米德对于冯特所提出的姿势概念给予了较高的评价,因为冯特的做法跨出了社会层面的第一步。但米德认为冯特的论述起点是错误的,其理论大厦最终必将倒塌。冯特认为,姿势是社会行动的一部分,属于社会行动中较早的阶段,之后可发展为一种符号(symbol),足以使他人产生反应。米德欣赏冯特的这种观点,但反对冯特的“身心平行论”(psychophysical parallelism)[6]121,因为冯特假设某些心理条件对应着某些外在刺激,同时心理条件与外在刺激彼此间又具有联结的关系。例如,我们假定“敌人”这个词会引发敌意的反应,当我们说出“敌人”这个词时,它会在你我心中引发同样的反应。米德认为这种说法是靠不住的,因为当张三说“敌人”这个词时,李四可能立即举枪开火,而王五可能抱头逃跑。在这种情况下,相同的声音对应着几种不同的反应。因此,米德认为这种观点无法解释“接收姿势者如何体验到发出姿势者的观念或意义”[3]49-50。米德认为,这种“身心平行论”的诠释困境源自冯特为解释社会过程中的沟通而预设自我为社会过程的前提条件。然而,自我必须利用社会过程和沟通来解释;同时在沟通或不同心灵接触成为可能之前,个人必须先进入社会过程的必要关系中。
三、对姿势的“社会性”诠释
米德强调姿势所具有的社会性[3]。他认为一个姿势就是由某一个有机体所表现的一个行动,这个行动要成为姿势,就必须被另一个有机体感知到,同时在这一感知到的有机体上引起反应。因此,“姿势”这个名词可以等同于社会行动的开始或其他有机体的刺激。换句话说,姿势是一种符号或刺激,但它是一种特殊的符号,因为它同时也是由有机体所引发的一种行动或行动的一部分。姿势还是社会的,因为它对其他生命形式而言是一种符号,它指涉着内在经验或指向任何可认知的声音或动作。姿势与姿势对话经常发生在各种动物或人类的社会行动里,社会行动必然包含姿势,且一个非语言的姿势也常常是社会行动的一部分。

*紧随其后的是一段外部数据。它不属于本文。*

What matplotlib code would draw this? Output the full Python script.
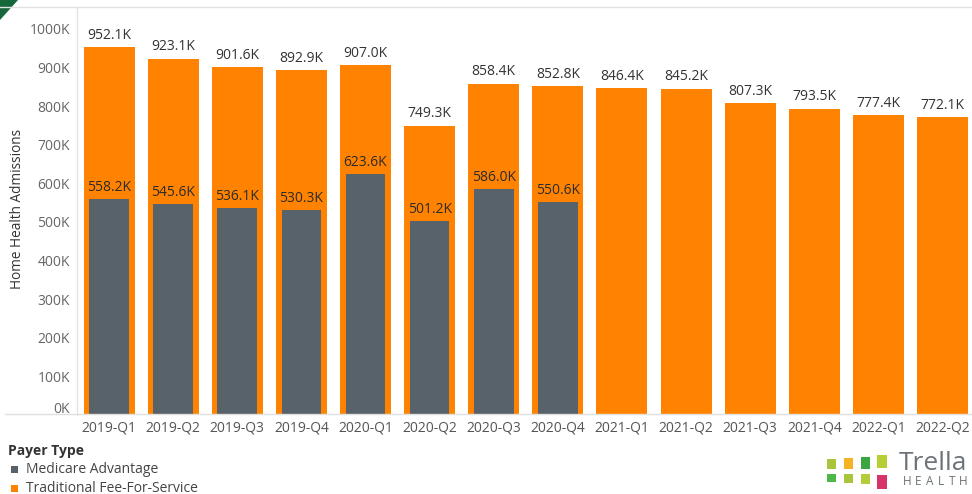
import matplotlib
matplotlib.use("Agg")
import matplotlib.pyplot as plt
from matplotlib.patches import Polygon, Rectangle
from matplotlib.lines import Line2D
from matplotlib.transforms import ScaledTranslation

plt.rcParams['font.family'] = ['Open Sans', 'DejaVu Sans']

quarters = ["2019-Q1", "2019-Q2", "2019-Q3", "2019-Q4", "2020-Q1", "2020-Q2", "2020-Q3",
            "2020-Q4", "2021-Q1", "2021-Q2", "2021-Q3", "2021-Q4", "2022-Q1", "2022-Q2"]
ffs_values = [952.1, 923.1, 901.6, 892.9, 907.0, 749.3, 858.4, 852.8,
              846.4, 845.2, 807.3, 793.5, 777.4, 772.1]
ma_values = [558.2, 545.6, 536.1, 530.3, 623.6, 501.2, 586.0, 550.6]
yticks = [0, 100, 200, 300, 400, 500, 600, 700, 800, 900, 1000]

ORANGE = "#ff8300"
SLATE = "#57626b"
W, H = 972, 494

fig = plt.figure(figsize=(W / 100, H / 100), dpi=100)
fig.patch.set_facecolor("white")


def fx(px):
    return px / W


def fy(py):
    return 1 - py / H


ax = fig.add_axes([fx(77), fy(415), 1 - fx(77), fy(8) - fy(415)])
x = list(range(len(quarters)))

ax.bar(x, ffs_values, width=0.795, color=ORANGE, zorder=2)
ax.bar(x[:len(ma_values)], ma_values, width=0.62, color=SLATE, zorder=3)

for xi, v in zip(x, ffs_values):
    ax.annotate(f"{v:.1f}K", (xi, v), xytext=(0, 3), textcoords="offset points",
                ha="center", va="bottom", fontsize=10, color="#333333", zorder=4)
for xi, v in zip(x, ma_values):
    ax.annotate(f"{v:.1f}K", (xi, v), xytext=(0, 3), textcoords="offset points",
                ha="center", va="bottom", fontsize=10, color="#2b2b2b", zorder=4)

ax.set_xlim(-0.5, 13.46)
ax.set_ylim(0, 1054)
ax.set_xticks(x)
ax.set_xticklabels(quarters, fontsize=10, color="#555555")
ax.set_yticks(yticks)
ax.set_yticklabels([f"{t}K" for t in yticks], fontsize=10, color="#666666")
ax.tick_params(axis="both", length=0)
ax.tick_params(axis="x", pad=4)
ax.tick_params(axis="y", pad=5)
# lift the zero label clear of the baseline
zero_label = ax.get_yticklabels()[0]
zero_label.set_transform(zero_label.get_transform() +
                         ScaledTranslation(0, 8 / 100, fig.dpi_scale_trans))
ax.set_ylabel("Home Health Admissions", fontsize=9.8, color="#333333")
ax.yaxis.set_label_coords(-0.058, 0.506)
for s in ["top", "right", "bottom"]:
    ax.spines[s].set_visible(False)
ax.spines["left"].set_color("#e4e4e4")
ax.spines["left"].set_linewidth(1.0)

# baseline and top frame lines
fig.add_artist(Line2D([fx(5), 1], [fy(414), fy(414)], color="#e0e0e0", lw=1.0))
fig.add_artist(Line2D([0, 1], [fy(7), fy(7)], color="#e2e2e2", lw=1.0))

# corner accent
fig.add_artist(Polygon([[0, 1], [fx(18), 1], [0, fy(20)]], closed=True,
                       facecolor="#16683a", edgecolor="none",
                       transform=fig.transFigure))

# legend
fig.text(fx(8), fy(451), "Payer Type", fontsize=10, fontweight="bold",
         color="#333333", va="center", ha="left")
fig.add_artist(Rectangle((fx(11), fy(473)), fx(7), fy(0) - fy(7), facecolor=SLATE,
                         edgecolor="none", transform=fig.transFigure))
fig.text(fx(26), fy(469), "Medicare Advantage", fontsize=10, color="#444444",
         va="center", ha="left")
fig.add_artist(Rectangle((fx(11), fy(492)), fx(7), fy(0) - fy(7), facecolor=ORANGE,
                         edgecolor="none", transform=fig.transFigure))
fig.text(fx(26), fy(488), "Traditional Fee-For-Service", fontsize=10, color="#444444",
         va="center", ha="left")

# brand mark
tiles = [
    (827, 459, 9, 10, "#a9c53b"), (844, 458, 9, 11, "#f5b324"),
    (861, 457, 9, 12, "#3ba541"), (877, 455, 10, 13, "#b7cf35"),
    (827, 474, 9, 8, "#4cb848"), (844, 474, 9, 9, "#a9c53b"),
    (861, 474, 9, 10, "#b5cc3a"), (877, 475, 10, 14, "#d6336b"),
]
for px, py, w, h, c in tiles:
    fig.add_artist(Rectangle((fx(px), fy(py + h)), fx(w), fy(0) - fy(h),
                             facecolor=c, edgecolor="none", transform=fig.transFigure))
fig.text(fx(899), fy(470), "Trella", fontsize=19, color="#6b7378",
         va="baseline", ha="left")
for i, ch in enumerate("HEALTH"):
    fig.text(fx(907 + i * 11.2), fy(485), ch, fontsize=8.5, color="#6b7378",
             va="baseline", ha="center")

fig.savefig("out.png", dpi=100, facecolor="white")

米德提出的“姿势具有社会性”的主张蕴含着两个重要的意义[7]。第一个意义是:姿势是某个动作所发出行动的社会影像,它是其他个体作出反应的理由或原因。这就是说,姿势是社会行动中一种可识别的要素,可被其他有机体感知,它不能仅仅是某一个体的单独经验。因此,透过姿势,个体可以相互影响彼此的行为。姿势具有社会属性的第一个意义要成立,必先具备其第二个意义:对于姿势的理解预设了一个为众人所共有的知觉世界。只有在此背景下每一个人才能发展和传达其意义。所谓为众人所共有的知觉世界,就是指姿势共同具有的“主像-背景”(figure-background)结构。在这个世界里,人类可以不假思索地了解某一姿势,例如我们感知某人的面部表情时,便可以立刻知道他是在发怒还是喜悦。然而,这种现象的理解如何成为可能的呢?这是由于做该动作的人与留意该动作的人都属于同一社会环境或具有相同的文化背景。因此,在这一姿势的表现当中,某种行为已经被社会组织公认为既有的社会类型。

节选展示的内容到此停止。